#### Data extract ####

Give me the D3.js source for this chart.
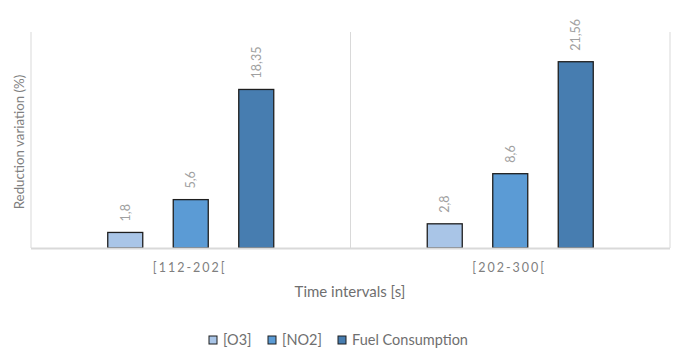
<!DOCTYPE html>
<html><head><meta charset="utf-8">
<script src="https://cdn.jsdelivr.net/npm/d3@7"></script>
<style>body{margin:0;background:#fff;}svg{display:block;font-family:Lato,"Open Sans",sans-serif;}</style>
</head><body><svg id="c" width="682" height="359"></svg>
<script>
const categories = ["[112-202[", "[202-300["];
const seriesNames = ["[O3]", "[NO2]", "Fuel Consumption"];
const o3 = [1.8, 2.8];
const no2 = [5.6, 8.6];
const fuel = [18.35, 21.56];
const labels = [["1,8","2,8"],["5,6","8,6"],["18,35","21,56"]];
const colors = ["#a9c5e7", "#5b9bd5", "#477db0"];
const values = [o3, no2, fuel];

(function(){
const svg = d3.select("#c");
const mLeft = 31, mRight = 670, mTop = 32, mBottom = 248;
const x = d3.scaleBand().domain(categories).range([mLeft, mRight]).padding(0);
const y = d3.scaleLinear().domain([0, 25]).range([mBottom, mTop]);

const bounds = [mLeft, ...categories.map(c => x(c) + x.bandwidth())];
svg.selectAll("line.v").data(bounds).join("line")
  .attr("x1", d => d).attr("x2", d => d).attr("y1", mTop).attr("y2", mBottom)
  .attr("stroke", "#d9d9d9").attr("stroke-width", 1);

const bw = 35, step = 65.5;
values.forEach((vals, si) => {
  const g = svg.append("g");
  g.selectAll("rect").data(vals).join("rect")
    .attr("x", (d, i) => x(categories[i]) + x.bandwidth() / 2 + (si - 1) * step - bw / 2)
    .attr("y", d => y(d))
    .attr("width", bw)
    .attr("height", d => mBottom - y(d))
    .attr("fill", colors[si]).attr("stroke", "#1e1e1e").attr("stroke-width", 1.3);
  g.selectAll("text").data(vals).join("text")
    .attr("transform", (d, i) => {
      const cx = x(categories[i]) + x.bandwidth() / 2 + (si - 1) * step + 4.5;
      return `translate(${cx},${y(d) - 11}) rotate(-90)`;
    })
    .attr("font-size", 12.5).attr("fill", "#a0a0a0").attr("text-anchor", "start")
    .text((d, i) => labels[si][i]);
});

svg.append("line").attr("x1", mLeft).attr("x2", mRight).attr("y1", mBottom + 0.5).attr("y2", mBottom + 0.5)
  .attr("stroke", "#d9d9d9").attr("stroke-width", 2);

svg.selectAll("text.cat").data(categories).join("text")
  .attr("x", d => x(d) + x.bandwidth() / 2 - 1).attr("y", 272)
  .attr("text-anchor", "middle").attr("font-size", 12.5).attr("letter-spacing", "2px")
  .attr("fill", "#7f7f7f").text(d => d);

svg.append("text").attr("x", 350).attr("y", 297).attr("text-anchor", "middle")
  .attr("font-size", 15).attr("fill", "#6f6f6f").text("Time intervals [s]");
svg.append("text").attr("transform", "translate(24,142) rotate(-90)").attr("text-anchor", "middle")
  .attr("font-size", 13.3).attr("fill", "#7f7f7f").text("Reduction variation (%)");

const lx = [209, 268, 338];
seriesNames.forEach((n, i) => {
  svg.append("rect").attr("x", lx[i]).attr("y", 336).attr("width", 8).attr("height", 8)
    .attr("fill", colors[i]).attr("stroke", "#1e1e1e").attr("stroke-width", 1);
  svg.append("text").attr("x", lx[i] + 14).attr("y", 345).attr("font-size", 14.5)
    .attr("fill", "#6f6f6f").text(n);
});
})();
</script></body></html>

####

■ What is needed:
Output the lines above in full and exactly as given, omitting any pictures.

■ Response to this exercise:
Give me the D3.js source for this chart.
<!DOCTYPE html>
<html><head><meta charset="utf-8">
<script src="https://cdn.jsdelivr.net/npm/d3@7"></script>
<style>body{margin:0;background:#fff;}svg{display:block;font-family:Lato,"Open Sans",sans-serif;}</style>
</head><body><svg id="c" width="682" height="359"></svg>
<script>
const categories = ["[112-202[", "[202-300["];
const seriesNames = ["[O3]", "[NO2]", "Fuel Consumption"];
const o3 = [1.8, 2.8];
const no2 = [5.6, 8.6];
const fuel = [18.35, 21.56];
const labels = [["1,8","2,8"],["5,6","8,6"],["18,35","21,56"]];
const colors = ["#a9c5e7", "#5b9bd5", "#477db0"];
const values = [o3, no2, fuel];

(function(){
const svg = d3.select("#c");
const mLeft = 31, mRight = 670, mTop = 32, mBottom = 248;
const x = d3.scaleBand().domain(categories).range([mLeft, mRight]).padding(0);
const y = d3.scaleLinear().domain([0, 25]).range([mBottom, mTop]);

const bounds = [mLeft, ...categories.map(c => x(c) + x.bandwidth())];
svg.selectAll("line.v").data(bounds).join("line")
  .attr("x1", d => d).attr("x2", d => d).attr("y1", mTop).attr("y2", mBottom)
  .attr("stroke", "#d9d9d9").attr("stroke-width", 1);

const bw = 35, step = 65.5;
values.forEach((vals, si) => {
  const g = svg.append("g");
  g.selectAll("rect").data(vals).join("rect")
    .attr("x", (d, i) => x(categories[i]) + x.bandwidth() / 2 + (si - 1) * step - bw / 2)
    .attr("y", d => y(d))
    .attr("width", bw)
    .attr("height", d => mBottom - y(d))
    .attr("fill", colors[si]).attr("stroke", "#1e1e1e").attr("stroke-width", 1.3);
  g.selectAll("text").data(vals).join("text")
    .attr("transform", (d, i) => {
      const cx = x(categories[i]) + x.bandwidth() / 2 + (si - 1) * step + 4.5;
      return `translate(${cx},${y(d) - 11}) rotate(-90)`;
    })
    .attr("font-size", 12.5).attr("fill", "#a0a0a0").attr("text-anchor", "start")
    .text((d, i) => labels[si][i]);
});

svg.append("line").attr("x1", mLeft).attr("x2", mRight).attr("y1", mBottom + 0.5).attr("y2", mBottom + 0.5)
  .attr("stroke", "#d9d9d9").attr("stroke-width", 2);

svg.selectAll("text.cat").data(categories).join("text")
  .attr("x", d => x(d) + x.bandwidth() / 2 - 1).attr("y", 272)
  .attr("text-anchor", "middle").attr("font-size", 12.5).attr("letter-spacing", "2px")
  .attr("fill", "#7f7f7f").text(d => d);

svg.append("text").attr("x", 350).attr("y", 297).attr("text-anchor", "middle")
  .attr("font-size", 15).attr("fill", "#6f6f6f").text("Time intervals [s]");
svg.append("text").attr("transform", "translate(24,142) rotate(-90)").attr("text-anchor", "middle")
  .attr("font-size", 13.3).attr("fill", "#7f7f7f").text("Reduction variation (%)");

const lx = [209, 268, 338];
seriesNames.forEach((n, i) => {
  svg.append("rect").attr("x", lx[i]).attr("y", 336).attr("width", 8).attr("height", 8)
    .attr("fill", colors[i]).attr("stroke", "#1e1e1e").attr("stroke-width", 1);
  svg.append("text").attr("x", lx[i] + 14).attr("y", 345).attr("font-size", 14.5)
    .attr("fill", "#6f6f6f").text(n);
});
})();
</script></body></html>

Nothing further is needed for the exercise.